Quote the data exactly, first line to the line containing "30, 35, 40];", with no pictures.

────

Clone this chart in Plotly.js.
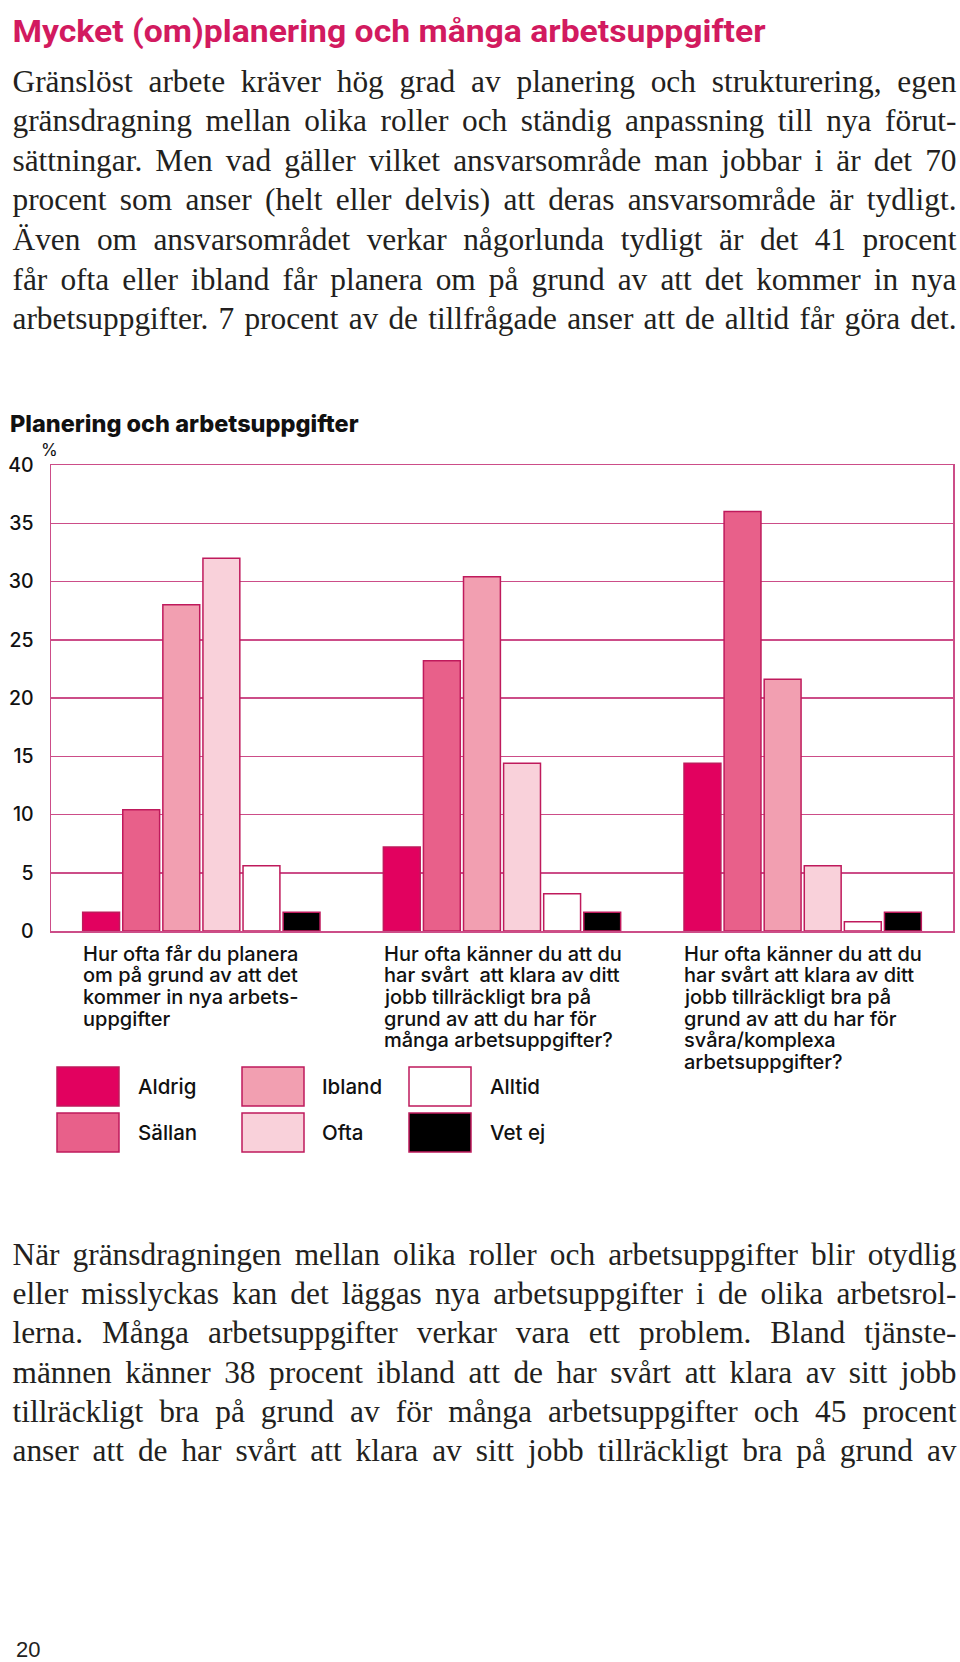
<!DOCTYPE html>
<html>
<head>
<meta charset="utf-8">
<script src="https://cdn.plot.ly/plotly-3.0.1.min.js"></script>
<style>
  html, body { margin:0; padding:0; background:#fff; }
  #page { position:relative; width:960px; height:1662px; overflow:hidden; background:#fff; }
  #chart { position:absolute; left:0; top:0; width:960px; height:1662px; }
  #txt { position:absolute; left:0; top:0; pointer-events:none; }
</style>
</head>
<body>
<div id="page">
  <div id="chart"></div>
  <svg id="txt" width="960" height="1662" xmlns="http://www.w3.org/2000/svg"></svg>
</div>
<script>
// ---------- DATA ----------
const questions = [
  ["Hur ofta får du planera", "om på grund av att det", "kommer in nya arbets-", "uppgifter"],
  ["Hur ofta känner du att du", "har svårt\u00a0 att klara av ditt", "jobb tillräckligt bra på", "grund av att du har för", "många arbetsuppgifter?"],
  ["Hur ofta känner du att du", "har svårt att klara av ditt", "jobb tillräckligt bra på", "grund av att du har för", "svåra/komplexa", "arbetsuppgifter?"]
];
const categories = questions.map(q => q.join(" "));

const seriesNames = ["Aldrig", "Sällan", "Ibland", "Ofta", "Alltid", "Vet ej"];
const aldrig = [1.6, 7.2, 14.4];
const sallan = [10.4, 23.2, 36.0];
const ibland = [28.0, 30.4, 21.6];
const ofta   = [32.0, 14.4, 5.6];
const alltid = [5.6, 3.2, 0.8];
const vetEj  = [1.6, 1.6, 1.6];
const seriesValues = [aldrig, sallan, ibland, ofta, alltid, vetEj];
const seriesColors = ["#e2015f", "#e8608a", "#f29fb1", "#f9d1da", "#ffffff", "#000000"];

const yTickValues = [0, 5, 10, 15, 20, 25, 30, 35, 40];

const pageTitle = "Mycket (om)planering och många arbetsuppgifter";
const chartTitle = "Planering och arbetsuppgifter";
const unitLabel = "%";
const pageNumber = "20";
const introLines = [
  "Gränslöst arbete kräver hög grad av planering och strukturering, egen",
  "gränsdragning mellan olika roller och ständig anpassning till nya förut-",
  "sättningar. Men vad gäller vilket ansvarsområde man jobbar i är det 70",
  "procent som anser (helt eller delvis) att deras ansvarsområde är tydligt.",
  "Även om ansvarsområdet verkar någorlunda tydligt är det 41 procent",
  "får ofta eller ibland får planera om på grund av att det kommer in nya",
  "arbetsuppgifter. 7 procent av de tillfrågade anser att de alltid får göra det."
];
const outroLines = [
  "När gränsdragningen mellan olika roller och arbetsuppgifter blir otydlig",
  "eller misslyckas kan det läggas nya arbetsuppgifter i de olika arbetsrol-",
  "lerna. Många arbetsuppgifter verkar vara ett problem. Bland tjänste-",
  "männen känner 38 procent ibland att de har svårt att klara av sitt jobb",
  "tillräckligt bra på grund av för många arbetsuppgifter och 45 procent",
  "anser att de har svårt att klara av sitt jobb tillräckligt bra på grund av"
];

// ---------- LAYOUT GEOMETRY (pixels) ----------
const W = 960, H = 1662;
const plotL = 51, plotR = 953, plotT = 465, plotB = 931;
const pw = plotR - plotL, ph = plotB - plotT;
const px2x = p => (p - plotL) / pw;
const px2y = p => (plotB - p) / ph;

const outline = "#bf1a5c";
const gridCol = "#cc4d88";
const sansFont = "Inter, 'Noto Sans', 'Liberation Sans', sans-serif";

const traces = seriesNames.map((name, i) => ({
  type: "bar",
  name: name,
  x: categories,
  y: seriesValues[i],
  marker: { color: seriesColors[i], line: { color: outline, width: 1.5 } },
  hoverinfo: "skip",
  showlegend: false
}));

const annotations = [];
// % unit label
annotations.push({
  xref: "paper", yref: "paper", x: px2x(49.5), y: px2y(449.5), xanchor: "center", yanchor: "middle",
  text: unitLabel, showarrow: false, font: { family: sansFont, size: 17, color: "#111" }
});
// question labels under each group, one annotation per line
const lineGap = 21.7, firstCenter = 953.5;
questions.forEach((lines, ci) => {
  lines.forEach((ln, li) => {
    annotations.push({
      xref: "x", yref: "paper", x: ci - 0.4, y: px2y(firstCenter + li * lineGap),
      xanchor: "left", yanchor: "middle", text: ln, showarrow: false,
      font: { family: sansFont, size: 20, weight: 500, color: "#111" }
    });
  });
});
// legend (layout only)
const legColX = [57, 242, 409], legLabelX = [136, 320, 488];
const legRowY = [1067, 1113], boxW = 62, boxH = 39;
const shapes = [];
seriesNames.forEach((name, i) => {
  const c = Math.floor(i / 2), r = i % 2;
  const x0 = legColX[c], y0 = legRowY[r];
  shapes.push({
    type: "rect", xref: "paper", yref: "paper",
    x0: px2x(x0), x1: px2x(x0 + boxW), y0: px2y(y0), y1: px2y(y0 + boxH),
    fillcolor: seriesColors[i], line: { color: outline, width: 1.5 }
  });
  annotations.push({
    xref: "paper", yref: "paper", x: px2x(legLabelX[c]), y: px2y(y0 + boxH / 2),
    xanchor: "left", yanchor: "middle", text: name, showarrow: false,
    font: { family: sansFont, size: 20.5, weight: 500, color: "#111" }
  });
});

const layout = {
  width: W, height: H,
  margin: { l: plotL, r: W - plotR, t: plotT, b: H - plotB, pad: 0 },
  paper_bgcolor: "rgba(0,0,0,0)", plot_bgcolor: "#fff",
  title: {
    text: chartTitle, xref: "container", yref: "container",
    x: 10 / W, xanchor: "left", y: 1 - 423.5 / H, yanchor: "middle",
    font: { family: sansFont, size: 23.5, weight: 800, color: "#111" }
  },
  barmode: "group", bargap: 0.2, bargroupgap: 0.08,
  showlegend: false,
  xaxis: {
    type: "category", range: [-0.5, 2.5], showticklabels: false, ticks: "",
    showgrid: false, zeroline: false, showline: true, mirror: true,
    linecolor: gridCol, linewidth: 1.5, fixedrange: true
  },
  yaxis: {
    range: [0, 40], tickvals: yTickValues, ticktext: yTickValues.map(String),
    showgrid: true, gridcolor: gridCol, gridwidth: 1.5, zeroline: false,
    showline: true, mirror: true, linecolor: gridCol, linewidth: 1.5,
    ticks: "", ticklabelstandoff: 12,
    tickfont: { family: sansFont, size: 19.5, weight: 500, color: "#111" }, fixedrange: true
  },
  shapes: shapes,
  annotations: annotations
};

Plotly.newPlot("chart", traces, layout, { displayModeBar: false, staticPlot: true });

// ---------- PAGE TEXT (SVG overlay) ----------
const NS = "http://www.w3.org/2000/svg";
const svg = document.getElementById("txt");
function addText(str, x, y, attrs) {
  const t = document.createElementNS(NS, "text");
  t.setAttribute("x", x); t.setAttribute("y", y);
  for (const k in attrs) t.setAttribute(k, attrs[k]);
  t.textContent = str;
  svg.appendChild(t);
  return t;
}
const serif = "'Liberation Serif', 'DejaVu Serif', serif";
const textLeft = 12.5, textRight = 956.5;
const bodySize = 32, bodyStretch = 0.98;

addText(pageTitle, 12.5, 41.5, {
  "font-family": "'Liberation Sans Narrow', Roboto, 'Liberation Sans', sans-serif",
  "font-size": 32, "font-weight": 700, fill: "#d21a5f",
  textLength: 753, lengthAdjust: "spacingAndGlyphs"
});

function justifyLines(lines, firstBaseline, gap) {
  lines.forEach((ln, i) => {
    const t = addText(ln, 0, 0, {
      "font-family": serif, "font-size": bodySize, fill: "#231f20",
      transform: "translate(" + textLeft + "," + (firstBaseline + i * gap) + ") scale(" + bodyStretch + ",1)"
    });
    const nat = t.getComputedTextLength();
    const n = (ln.match(/ /g) || []).length;
    const target = (textRight - textLeft) / bodyStretch;
    if (n > 0) t.style.wordSpacing = ((target - nat) / n) + "px";
  });
}
justifyLines(introLines, 91.5, 39.6);
justifyLines(outroLines, 1265, 39.2);

addText(pageNumber, 16, 1657, {
  "font-family": "'Liberation Sans', Arial, sans-serif", "font-size": 22, fill: "#222"
});
</script>
</body>
</html>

────

▶ Full response:
Clone this chart in Plotly.js.
<!DOCTYPE html>
<html>
<head>
<meta charset="utf-8">
<script src="https://cdn.plot.ly/plotly-3.0.1.min.js"></script>
<style>
  html, body { margin:0; padding:0; background:#fff; }
  #page { position:relative; width:960px; height:1662px; overflow:hidden; background:#fff; }
  #chart { position:absolute; left:0; top:0; width:960px; height:1662px; }
  #txt { position:absolute; left:0; top:0; pointer-events:none; }
</style>
</head>
<body>
<div id="page">
  <div id="chart"></div>
  <svg id="txt" width="960" height="1662" xmlns="http://www.w3.org/2000/svg"></svg>
</div>
<script>
// ---------- DATA ----------
const questions = [
  ["Hur ofta får du planera", "om på grund av att det", "kommer in nya arbets-", "uppgifter"],
  ["Hur ofta känner du att du", "har svårt\u00a0 att klara av ditt", "jobb tillräckligt bra på", "grund av att du har för", "många arbetsuppgifter?"],
  ["Hur ofta känner du att du", "har svårt att klara av ditt", "jobb tillräckligt bra på", "grund av att du har för", "svåra/komplexa", "arbetsuppgifter?"]
];
const categories = questions.map(q => q.join(" "));

const seriesNames = ["Aldrig", "Sällan", "Ibland", "Ofta", "Alltid", "Vet ej"];
const aldrig = [1.6, 7.2, 14.4];
const sallan = [10.4, 23.2, 36.0];
const ibland = [28.0, 30.4, 21.6];
const ofta   = [32.0, 14.4, 5.6];
const alltid = [5.6, 3.2, 0.8];
const vetEj  = [1.6, 1.6, 1.6];
const seriesValues = [aldrig, sallan, ibland, ofta, alltid, vetEj];
const seriesColors = ["#e2015f", "#e8608a", "#f29fb1", "#f9d1da", "#ffffff", "#000000"];

const yTickValues = [0, 5, 10, 15, 20, 25, 30, 35, 40];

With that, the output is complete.